(Problem to work on):
Print exactly the lines from the first one down to the line containing "-2.5, 2.5, 7.5]];", both ends included, with no pictures and nothing else.

(Task material):
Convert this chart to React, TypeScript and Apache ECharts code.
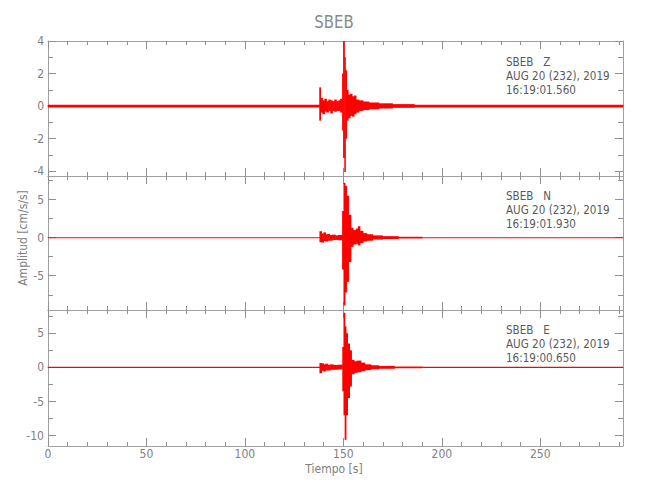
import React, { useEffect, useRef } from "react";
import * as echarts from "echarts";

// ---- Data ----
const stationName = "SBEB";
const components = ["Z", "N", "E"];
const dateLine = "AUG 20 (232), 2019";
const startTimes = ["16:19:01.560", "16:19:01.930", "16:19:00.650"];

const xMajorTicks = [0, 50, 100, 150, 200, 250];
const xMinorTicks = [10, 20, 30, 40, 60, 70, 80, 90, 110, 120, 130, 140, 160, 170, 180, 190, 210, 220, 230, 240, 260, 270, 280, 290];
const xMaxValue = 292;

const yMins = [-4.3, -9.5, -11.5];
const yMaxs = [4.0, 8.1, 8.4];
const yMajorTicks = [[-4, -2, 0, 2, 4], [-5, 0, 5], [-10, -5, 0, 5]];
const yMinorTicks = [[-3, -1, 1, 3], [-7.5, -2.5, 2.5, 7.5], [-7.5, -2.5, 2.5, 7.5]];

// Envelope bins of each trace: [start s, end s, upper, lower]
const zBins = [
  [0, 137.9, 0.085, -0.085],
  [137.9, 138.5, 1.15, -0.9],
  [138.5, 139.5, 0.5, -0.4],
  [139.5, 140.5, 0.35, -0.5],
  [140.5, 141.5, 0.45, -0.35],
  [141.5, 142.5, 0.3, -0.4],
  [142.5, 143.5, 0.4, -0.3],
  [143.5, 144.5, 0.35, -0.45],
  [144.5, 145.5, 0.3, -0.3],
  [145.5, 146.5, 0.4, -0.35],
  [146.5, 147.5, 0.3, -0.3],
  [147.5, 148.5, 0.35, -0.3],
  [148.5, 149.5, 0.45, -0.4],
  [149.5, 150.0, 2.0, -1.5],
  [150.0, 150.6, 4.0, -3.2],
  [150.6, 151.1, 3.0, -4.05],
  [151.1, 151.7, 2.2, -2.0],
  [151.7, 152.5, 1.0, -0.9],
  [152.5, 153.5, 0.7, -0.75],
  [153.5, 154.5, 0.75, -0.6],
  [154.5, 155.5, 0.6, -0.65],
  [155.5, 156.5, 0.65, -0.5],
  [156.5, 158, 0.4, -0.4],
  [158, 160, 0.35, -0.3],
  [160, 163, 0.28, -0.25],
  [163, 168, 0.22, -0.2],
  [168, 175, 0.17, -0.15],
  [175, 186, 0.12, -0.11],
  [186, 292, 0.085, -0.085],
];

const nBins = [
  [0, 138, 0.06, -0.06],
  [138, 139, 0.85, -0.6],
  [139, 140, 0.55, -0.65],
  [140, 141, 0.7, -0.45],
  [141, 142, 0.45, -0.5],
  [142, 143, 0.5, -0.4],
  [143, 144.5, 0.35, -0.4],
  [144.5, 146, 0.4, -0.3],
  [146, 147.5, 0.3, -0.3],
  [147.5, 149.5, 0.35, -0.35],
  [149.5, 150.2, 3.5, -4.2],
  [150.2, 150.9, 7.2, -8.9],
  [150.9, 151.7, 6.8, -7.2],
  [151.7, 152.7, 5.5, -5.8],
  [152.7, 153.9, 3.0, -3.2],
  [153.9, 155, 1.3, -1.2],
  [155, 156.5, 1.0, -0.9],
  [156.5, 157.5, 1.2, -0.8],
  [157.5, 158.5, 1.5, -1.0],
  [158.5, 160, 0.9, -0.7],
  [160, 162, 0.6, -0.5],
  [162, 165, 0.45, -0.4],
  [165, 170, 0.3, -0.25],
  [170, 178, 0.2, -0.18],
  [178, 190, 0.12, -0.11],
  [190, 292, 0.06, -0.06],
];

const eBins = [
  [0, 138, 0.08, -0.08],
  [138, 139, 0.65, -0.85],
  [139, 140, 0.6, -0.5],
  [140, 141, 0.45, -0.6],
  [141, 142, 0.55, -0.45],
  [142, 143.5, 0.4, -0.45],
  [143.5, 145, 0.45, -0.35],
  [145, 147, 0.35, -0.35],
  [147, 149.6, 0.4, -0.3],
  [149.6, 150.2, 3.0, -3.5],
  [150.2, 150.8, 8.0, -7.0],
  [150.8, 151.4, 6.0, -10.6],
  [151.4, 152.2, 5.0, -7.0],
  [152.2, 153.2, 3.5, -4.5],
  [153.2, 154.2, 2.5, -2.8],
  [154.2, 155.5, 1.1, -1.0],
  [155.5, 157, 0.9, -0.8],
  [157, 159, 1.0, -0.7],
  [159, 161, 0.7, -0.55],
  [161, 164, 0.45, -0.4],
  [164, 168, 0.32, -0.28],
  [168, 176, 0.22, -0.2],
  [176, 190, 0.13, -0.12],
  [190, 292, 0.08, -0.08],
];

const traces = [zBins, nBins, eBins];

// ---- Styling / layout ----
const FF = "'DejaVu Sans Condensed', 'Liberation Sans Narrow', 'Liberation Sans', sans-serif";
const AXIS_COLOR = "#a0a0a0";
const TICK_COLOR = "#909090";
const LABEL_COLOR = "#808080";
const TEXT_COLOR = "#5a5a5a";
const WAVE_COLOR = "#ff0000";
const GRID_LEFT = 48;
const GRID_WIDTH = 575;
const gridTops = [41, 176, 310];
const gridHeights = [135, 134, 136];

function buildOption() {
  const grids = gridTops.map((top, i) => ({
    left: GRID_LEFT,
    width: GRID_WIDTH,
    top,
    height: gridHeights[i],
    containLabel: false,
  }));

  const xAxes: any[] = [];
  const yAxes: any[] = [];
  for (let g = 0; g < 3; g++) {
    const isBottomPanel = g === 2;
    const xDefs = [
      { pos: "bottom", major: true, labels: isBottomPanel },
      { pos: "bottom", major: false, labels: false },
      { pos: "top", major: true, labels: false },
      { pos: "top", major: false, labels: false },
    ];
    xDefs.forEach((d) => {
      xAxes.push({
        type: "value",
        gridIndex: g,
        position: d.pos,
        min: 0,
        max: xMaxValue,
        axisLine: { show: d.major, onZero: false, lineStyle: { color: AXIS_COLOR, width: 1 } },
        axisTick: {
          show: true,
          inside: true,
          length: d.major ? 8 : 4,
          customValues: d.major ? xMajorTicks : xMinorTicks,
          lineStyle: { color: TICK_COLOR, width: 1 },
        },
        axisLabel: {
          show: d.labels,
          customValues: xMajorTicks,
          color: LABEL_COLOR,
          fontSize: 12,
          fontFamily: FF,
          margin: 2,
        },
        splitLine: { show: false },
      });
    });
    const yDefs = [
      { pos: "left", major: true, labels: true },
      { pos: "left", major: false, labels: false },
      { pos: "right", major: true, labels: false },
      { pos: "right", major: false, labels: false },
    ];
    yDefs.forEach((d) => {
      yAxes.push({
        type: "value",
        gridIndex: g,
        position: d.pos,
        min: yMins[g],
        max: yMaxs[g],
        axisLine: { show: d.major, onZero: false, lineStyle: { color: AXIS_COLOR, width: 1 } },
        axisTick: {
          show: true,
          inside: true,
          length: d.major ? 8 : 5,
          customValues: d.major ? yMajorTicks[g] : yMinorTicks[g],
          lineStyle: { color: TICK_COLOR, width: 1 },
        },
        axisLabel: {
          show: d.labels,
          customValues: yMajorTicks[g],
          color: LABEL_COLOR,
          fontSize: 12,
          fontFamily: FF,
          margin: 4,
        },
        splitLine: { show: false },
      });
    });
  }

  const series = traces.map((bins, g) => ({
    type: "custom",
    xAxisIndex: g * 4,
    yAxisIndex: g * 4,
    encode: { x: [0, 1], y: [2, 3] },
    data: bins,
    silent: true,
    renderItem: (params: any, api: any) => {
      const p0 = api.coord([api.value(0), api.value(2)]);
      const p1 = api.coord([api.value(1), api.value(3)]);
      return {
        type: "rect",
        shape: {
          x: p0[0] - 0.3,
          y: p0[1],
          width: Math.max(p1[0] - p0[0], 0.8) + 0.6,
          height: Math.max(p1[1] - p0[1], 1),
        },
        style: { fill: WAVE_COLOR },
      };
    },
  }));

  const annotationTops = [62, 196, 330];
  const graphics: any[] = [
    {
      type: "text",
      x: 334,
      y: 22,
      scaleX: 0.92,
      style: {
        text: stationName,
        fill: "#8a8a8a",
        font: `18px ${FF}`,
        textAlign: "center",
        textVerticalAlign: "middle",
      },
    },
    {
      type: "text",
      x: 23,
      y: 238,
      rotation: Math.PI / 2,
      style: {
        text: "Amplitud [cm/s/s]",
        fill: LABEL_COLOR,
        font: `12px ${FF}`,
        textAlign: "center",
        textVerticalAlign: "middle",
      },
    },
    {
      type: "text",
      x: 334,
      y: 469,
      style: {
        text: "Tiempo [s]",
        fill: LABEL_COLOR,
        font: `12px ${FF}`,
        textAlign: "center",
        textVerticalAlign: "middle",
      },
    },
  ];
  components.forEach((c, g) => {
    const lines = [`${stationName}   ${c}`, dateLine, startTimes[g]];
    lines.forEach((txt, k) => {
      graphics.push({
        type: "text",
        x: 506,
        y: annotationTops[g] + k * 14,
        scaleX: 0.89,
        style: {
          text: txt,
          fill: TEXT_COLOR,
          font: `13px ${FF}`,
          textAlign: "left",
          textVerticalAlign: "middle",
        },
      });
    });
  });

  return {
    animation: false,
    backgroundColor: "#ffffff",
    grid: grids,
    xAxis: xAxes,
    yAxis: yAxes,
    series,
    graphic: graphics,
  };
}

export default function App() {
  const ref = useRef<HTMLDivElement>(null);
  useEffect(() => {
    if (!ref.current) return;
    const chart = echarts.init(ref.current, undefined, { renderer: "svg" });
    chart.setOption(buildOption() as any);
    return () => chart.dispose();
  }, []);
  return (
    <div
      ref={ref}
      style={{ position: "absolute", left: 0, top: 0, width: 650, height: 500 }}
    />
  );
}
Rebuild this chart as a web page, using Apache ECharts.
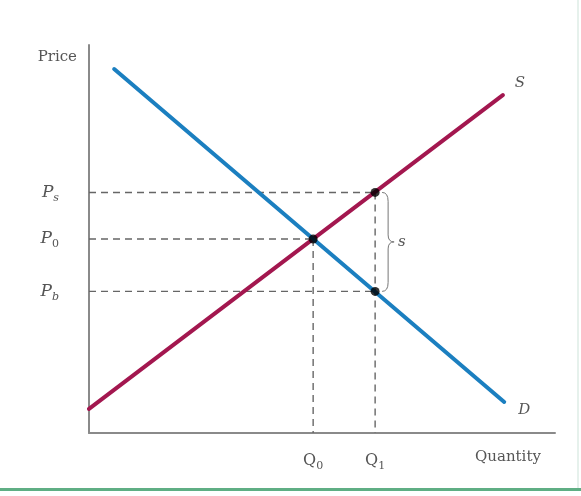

(Full response):
Convert this chart to React, TypeScript and Apache ECharts code.
import React, { useEffect, useRef } from "react";
import * as echarts from "echarts";

// ---- Data ----
const stationName = "SBEB";
const components = ["Z", "N", "E"];
const dateLine = "AUG 20 (232), 2019";
const startTimes = ["16:19:01.560", "16:19:01.930", "16:19:00.650"];

const xMajorTicks = [0, 50, 100, 150, 200, 250];
const xMinorTicks = [10, 20, 30, 40, 60, 70, 80, 90, 110, 120, 130, 140, 160, 170, 180, 190, 210, 220, 230, 240, 260, 270, 280, 290];
const xMaxValue = 292;

const yMins = [-4.3, -9.5, -11.5];
const yMaxs = [4.0, 8.1, 8.4];
const yMajorTicks = [[-4, -2, 0, 2, 4], [-5, 0, 5], [-10, -5, 0, 5]];
const yMinorTicks = [[-3, -1, 1, 3], [-7.5, -2.5, 2.5, 7.5], [-7.5, -2.5, 2.5, 7.5]];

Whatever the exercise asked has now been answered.